Title: Mexican Gothic
Author: Silvia Moreno-Garcia
Publisher: Del Rey
Page Count: 301
Publication Date: 2020
Category/Genre: Fiction, Adult Fiction, Horror, Thriller, Fantasy, Mystery, Historical, Cultural, Gothic
Good Reads Rating: ★★★★☆ (3.69)
My Rating: ★★★★★ (4.0)
After receiving a frantic letter from her newly-wed cousin begging for someone to save her from a mysterious doom, Noemí Taboada heads to High Place, a distant house in the Mexican countryside. She’s not sure what she will find—her cousin’s husband, a handsome Englishman, is a stranger, and Noemí knows little about the region.
Noemí is also an unlikely rescuer: She’s a glamorous debutante, and her chic gowns and perfect red lipstick are more suited for cocktail parties than amateur sleuthing. But she’s also tough and smart, with an indomitable will, and she is not afraid: Not of her cousin’s new husband, who is both menacing and alluring; not of his father, the ancient patriarch who seems to be fascinated by Noemí; and not even of the house itself, which begins to invade Noemí’s dreams with visions of blood and doom.
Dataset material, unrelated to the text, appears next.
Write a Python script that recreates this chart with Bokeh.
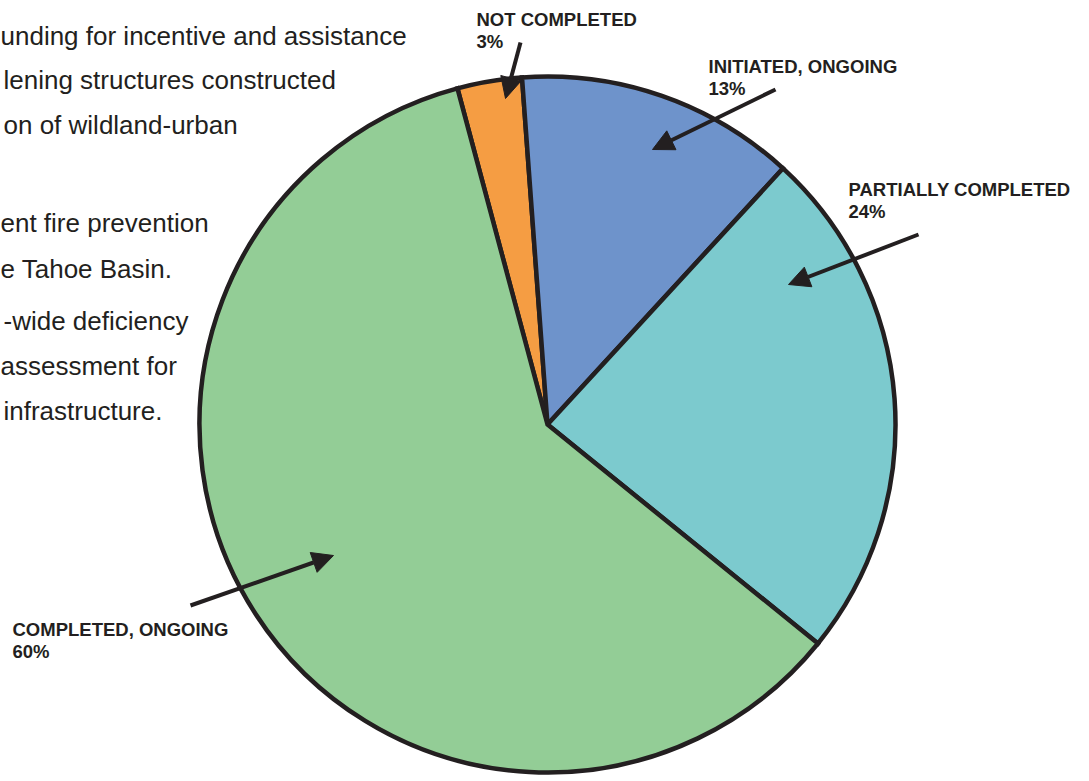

Her only ally in this inhospitable abode is the family’s youngest son. Shy and gentle, he seems to want to help Noemí, but might also be hiding dark knowledge of his family’s past. For there are many secrets behind the walls of High Place. The family’s once colossal wealth and faded mining empire kept them from prying eyes, but as Noemí digs deeper she unearths stories of violence and madness.
And Noemí, mesmerized by the terrifying yet seductive world of High Place, may soon find it impossible to ever leave this enigmatic house behind.
I originally thought that I was picking up a traditional haunted house story, but everything shifted completely and I was taken for more of a wild ride than I anticipated. It was quite an unsettling novel but the more I read, the more I needed to read and I was compelled forward despite the looming dread and that I was breaking into cold sweats.
“Noemí, just because there are no ghosts it doesn’t mean you can’t be haunted. Nor that you shouldn’t fear the haunting.”
I was absolutely absorbed in the narrative and the eerie haunting atmosphere that Moreno-Garcia created so vividly. The aesthetic of rotting decadence was sublime and couldn’t have been more perfectly crafted and fitting.
“She was the snake biting its tail. She was a dreamer, eternally bound to a nightmare, eyes closed even when her eyes had turned to dust.”
The protagonist of the novel is Noemí Taboada, a woman of color who is bold and capable, and very headstrong. But the gaslighting and the tender manipulation threaded through started to wear on her sanity and even had me questioning myself. Noemí fights hard to prevent herself from unraveling to remain in control and I was rooting for her to keep even my own emotions intact.
While everything in this Gothic Enchantment was shrouded in mystery and eventual horrors it was the other layer of wicked and cruel horrors such as race, colonialism, and eugenics lurking deep inside this story that I found so gripping.
Class disparity and abuse — an endless unbroken history of Hispanic dreams wrecked and devoured, their bodies poked and prodded and their dignity shattered all for white supremacy was a major theme of this book that I had not anticipated and was expertly woven into the fabric of the horrors of the house.
If you are a fan of all things to go bump in the night, gorgeous prose, though-provoking stories about racism, class and privilege then this engrossing gothic novel is a must-read.
TWs: racism, incest, cannibalism, attempted rape, child death, descriptions of gore, and body horror.